### PROBLEM TO SOLVE
Begin at the first line of the data and copy each line through the one containing "return 1 - (y - T) / ph", that line included, with no pictures.

### SOURCE MATERIAL
===

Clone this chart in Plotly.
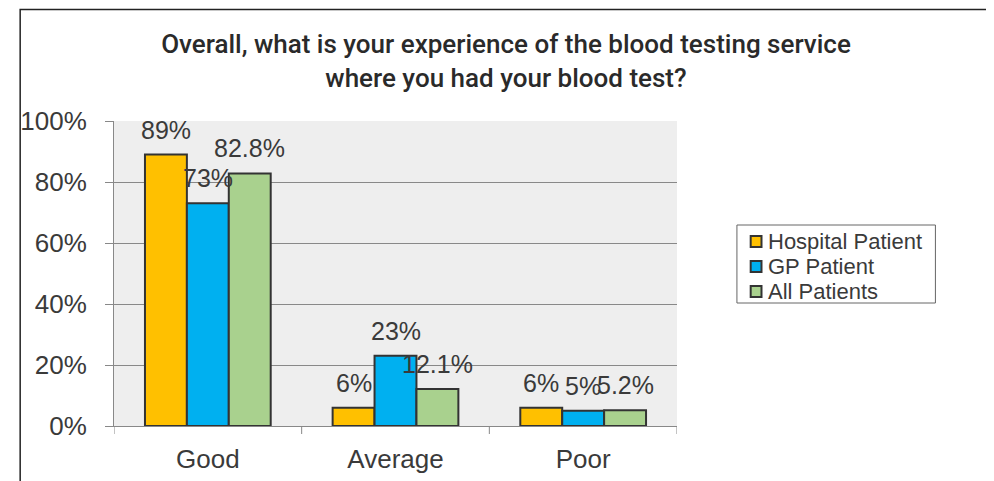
import plotly.graph_objects as go

categories = ["Good", "Average", "Poor"]
series_names = ["Hospital Patient", "GP Patient", "All Patients"]
hospital = [0.89, 0.06, 0.06]
gp = [0.73, 0.23, 0.05]
all_patients = [0.828, 0.121, 0.052]
labels_hospital = ["89%", "6%", "6%"]
labels_gp = ["73%", "23%", "5%"]
labels_all = ["82.8%", "12.1%", "5.2%"]
y_ticks = [0, 0.2, 0.4, 0.6, 0.8, 1.0]
y_ticklabels = ["0%", "20%", "40%", "60%", "80%", "100%"]

colors = ["#FFC000", "#00B0F0", "#A9D18E"]
values = [hospital, gp, all_patients]
labels = [labels_hospital, labels_gp, labels_all]

TXT = "#3a3a3a"
FONT = "Liberation Sans, Arial, sans-serif"

fig = go.Figure()
bargap = 0.33
for name, vals, col in zip(series_names, values, colors):
    fig.add_trace(go.Bar(
        x=list(range(len(categories))), y=vals, name=name,
        marker=dict(color=col, line=dict(color="#333333", width=2)),
        showlegend=False, hoverinfo="skip",
    ))

w = (1 - bargap) / 3
for i, labs in enumerate(labels):
    off = (i - 1) * w
    for j, (lab, v) in enumerate(zip(labs, values[i])):
        fig.add_annotation(x=j + off, y=v, xref="x", yref="y", text=lab,
                           showarrow=False, yshift=25,
                           font=dict(size=25, color=TXT, family=FONT))

# page coordinates of plot area (figure div sits at page offset 8,8)
OFF = 8
L, R, T, B = 104, 677, 121, 426
pw, ph = R - L, B - T


def px(x):
    return (x - L) / pw


def py(y):
    return 1 - (y - T) / ph


# outer chart frame
fig.add_shape(type="rect", xref="paper", yref="paper",
              x0=px(8.5), x1=px(1010), y0=py(520), y1=py(9.5),
              line=dict(color="#222222", width=1.5), fillcolor="rgba(0,0,0,0)",
              layer="below")

# legend (drawn manually to match the compact row spacing)
fig.add_shape(type="rect", xref="paper", yref="paper",
              x0=px(738), x1=px(940), y0=py(303), y1=py(225),
              line=dict(color="#666666", width=1), fillcolor="white")
row_y = [241, 266, 291]
for name, col, ry in zip(series_names, colors, row_y):
    fig.add_shape(type="rect", xref="paper", yref="paper",
                  x0=px(752), x1=px(763), y0=py(ry + 6), y1=py(ry - 5),
                  line=dict(color="#333333", width=2), fillcolor=col)
    fig.add_annotation(xref="paper", yref="paper", x=px(768), y=py(ry),
                       xanchor="left", yanchor="middle", text=name,
                       showarrow=False, font=dict(size=22, color=TXT, family=FONT))

fig.update_layout(
    width=994, height=481,
    margin=dict(l=L - OFF, r=994 - (R - OFF), t=T - OFF, b=481 - (B - OFF)),
    paper_bgcolor="white", plot_bgcolor="#EEEEEE",
    barmode="group", bargap=bargap, bargroupgap=0,
    font=dict(family=FONT, color=TXT),
    title=dict(text="Overall, what is your experience of the blood testing service<br>where you had your blood test?",
               x=(506 - OFF) / 994, xanchor="center", y=1 - (53 - OFF) / 481, yanchor="top",
               font=dict(size=26, color="#2a2a2a", family="Roboto, Liberation Sans, sans-serif", weight=500)),
    showlegend=False,
    hovermode=False,
)
fig.update_yaxes(range=[0, 1], tickvals=y_ticks, ticktext=y_ticklabels,
                 showgrid=True, gridcolor="#888888", gridwidth=1,
                 showline=True, linecolor="#888888", linewidth=1,
                 ticks="outside", ticklen=8, tickcolor="#888888",
                 ticklabelstandoff=13,
                 tickfont=dict(size=26, color=TXT), zeroline=False)
fig.update_xaxes(range=[-0.5, 2.5], tickvals=[0, 1, 2], ticktext=categories,
                 showline=True, linecolor="#888888", linewidth=1,
                 ticks="", showgrid=False, zeroline=False,
                 ticklabelstandoff=10,
                 tickfont=dict(size=26, color=TXT))
# tick marks at category boundaries
for b in [-0.5, 0.5, 1.5, 2.5]:
    fig.add_shape(type="line", xref="x", yref="paper", x0=b, x1=b,
                  y0=0, y1=-8 / ph, line=dict(color="#888888", width=1))

fig.write_html("out.html", config={"displayModeBar": False})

===

### RESPONSE
Clone this chart in Plotly.
import plotly.graph_objects as go

categories = ["Good", "Average", "Poor"]
series_names = ["Hospital Patient", "GP Patient", "All Patients"]
hospital = [0.89, 0.06, 0.06]
gp = [0.73, 0.23, 0.05]
all_patients = [0.828, 0.121, 0.052]
labels_hospital = ["89%", "6%", "6%"]
labels_gp = ["73%", "23%", "5%"]
labels_all = ["82.8%", "12.1%", "5.2%"]
y_ticks = [0, 0.2, 0.4, 0.6, 0.8, 1.0]
y_ticklabels = ["0%", "20%", "40%", "60%", "80%", "100%"]

colors = ["#FFC000", "#00B0F0", "#A9D18E"]
values = [hospital, gp, all_patients]
labels = [labels_hospital, labels_gp, labels_all]

TXT = "#3a3a3a"
FONT = "Liberation Sans, Arial, sans-serif"

fig = go.Figure()
bargap = 0.33
for name, vals, col in zip(series_names, values, colors):
    fig.add_trace(go.Bar(
        x=list(range(len(categories))), y=vals, name=name,
        marker=dict(color=col, line=dict(color="#333333", width=2)),
        showlegend=False, hoverinfo="skip",
    ))

w = (1 - bargap) / 3
for i, labs in enumerate(labels):
    off = (i - 1) * w
    for j, (lab, v) in enumerate(zip(labs, values[i])):
        fig.add_annotation(x=j + off, y=v, xref="x", yref="y", text=lab,
                           showarrow=False, yshift=25,
                           font=dict(size=25, color=TXT, family=FONT))

# page coordinates of plot area (figure div sits at page offset 8,8)
OFF = 8
L, R, T, B = 104, 677, 121, 426
pw, ph = R - L, B - T


def px(x):
    return (x - L) / pw


def py(y):
    return 1 - (y - T) / ph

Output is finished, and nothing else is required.